In Maureen Freely’s own words: ‘It’s about an old Istanbul family that derives its prestige from the patriotic ancestor who served next to Mustafa Kemal in Turkey’s War of Independence. His wildly bohemian descendants have been in the news ever since, often for less noble reasons. But no one ever speaks about how they came into their money – until Dora, Pasha’s granddaughter, takes it upon herself to investigate her family’s past. Whereupon her world unravels.’
There is so much I still don’t know about history in this region, about the culture and the people, even though I did pay attention at school, especially in relation to the Polish situation, as we learnt the King Jan III Sobieski of Poland had saved the rest of Europe from the Ottoman Empire’s influence. Battle of Vienna in 1683 was the defining moment for the combined forces of the Holy Roman Empire, led by the Habsburg monarchy, and the Polish-Lithuanian Commonwealth. The Ottoman Empire, founded around the year 1299, controlled much of Southeast Europe, West Asia and North Africa. It was the largest political entity in this part of the world until its demise and eventual the dissolution by treaties after the end of WWI. The modern Turkish Republic was established. But I digress a bit.
My Blue Peninsula by Maureen Freely, published by Linen Press, is her fourth novel set in Istanbul which she knows very well after spending childhood there while her father taught physics at an American University in the city. Curious about the author and academic Maureen Freely, I began searching for information about her work as an acclaimed writer and a translator of books from Turkish, including five written by Orhan Pamuk who was awarded Nobel Prize in Literature in 2006. That led me to read about other Turkish authors whose books Maureen Freely brought into English, and about the fairly recent tragic history of the country. For more than a century the Turkish state refused to acknowledge the Armenian genocide in 1915. Even mentioning the word could have led to prosecutions, and it did. However, history cannot be ignored and forgotten as it still affects generations of people whose own personal history needs its own voice. The geopolitical context, ‘moving’ borders and dealing with the shameful past gives My Blue Peninsula a truly epic feel, especially as various characters come from different countries. Yet personal drama makes it intimate and heartbreaking. This vivid powerful book focuses on Dora Giraud’s search for truth, as her extended family is just one of thousands that experienced the shameful and tragic past.

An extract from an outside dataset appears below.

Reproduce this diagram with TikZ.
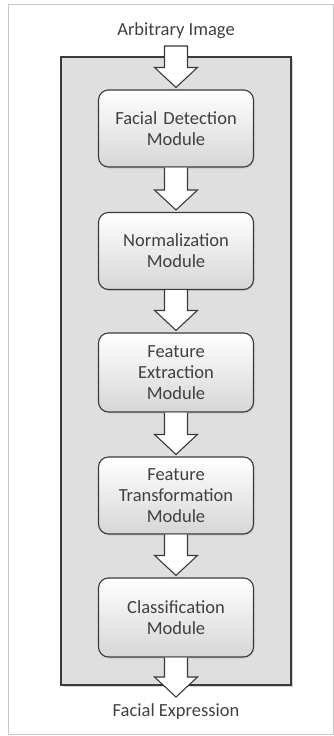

The novel’s strong precise prose of seven notebooks, akin to confessions, chart life of Dora from her upbringing and childhood in America into late middle age, taking in numerous locations and the enormously complex legacy. This personal journal is meant for her adult daughters Maude and Clementine; an exploration of the turbulent past and explanation of her decision to remain in Istanbul and risk her life to continue campaign to record and acknowledge the Greek, Armenian and Assyrian genocides. In the capital city she has survived an extremist attack which killed Tallis, her American ex-husband, and yet she is unable to leave the past behind.
That process is difficult. Dora uncovers strands of family heritage linked to the past and constantly influencing her choices. She is part-Ottoman, part-Armenian, part-American, and a descendant of the genocide, having both the victims and the perpetrators in the genealogical line. At first she is curious and confused when suddenly her quiet life in New York turns into an international adventure across the ocean. Bohemian and mysterious spy drama awaits when her beautiful secretive mother Delphine decides to move to Istanbul in the 1960s and then the realisation that she has two passports hits her. Getting to know relatives and making friends while embracing free artistic atmosphere in her grandmother Hermine’s city apartment, she begins to discover the reality of conflicts, although she is often unaware of real events, decisions, reasons. And as she learns more, she also grows more determined to untangle strands and to understand what’s happening in the Cold War context, its aftermath, and the rise of Islamic fundamentalism.
Although the search for identity, belonging and comprehension proves to be a painful emotional journey, Dora must do that, and she seeks love and assurance, too. She needs her family, her people. Her story is rich, complicated, violate and engrossing. It cannot exist in limbo as relationships between various members of her huge family are so entwined and dependent on the actions of previous generations. There are many white lies, and unspoken secrets, hidden issues. Cousins are not always who they seem and might not be related by blood. Generations do not follow a standard pattern. Betrayal and confusing connections are everywhere. But this is her cultural and historical inheritance:
‘I’d try to imagine what I could say. That my mother was a spy, and my father the son of a Pasha? That my grandmother, a brilliant but scandal-prone artist, had only learned to love her husband after shooting him in the neck?’ ‘How was I to explain that tangled roots like these had not been unusual in the ruling classes of this vanished empire that my lovely new friends had probably never heard of? Or that I nevertheless felt disappointment on discovering these roots, because it meant that my father could not therefore be a Soviet spy of whom I was so very fond? How could I convey how jarring it had been [..] to realise that my cousin Sinan was in actual fact my nephew?’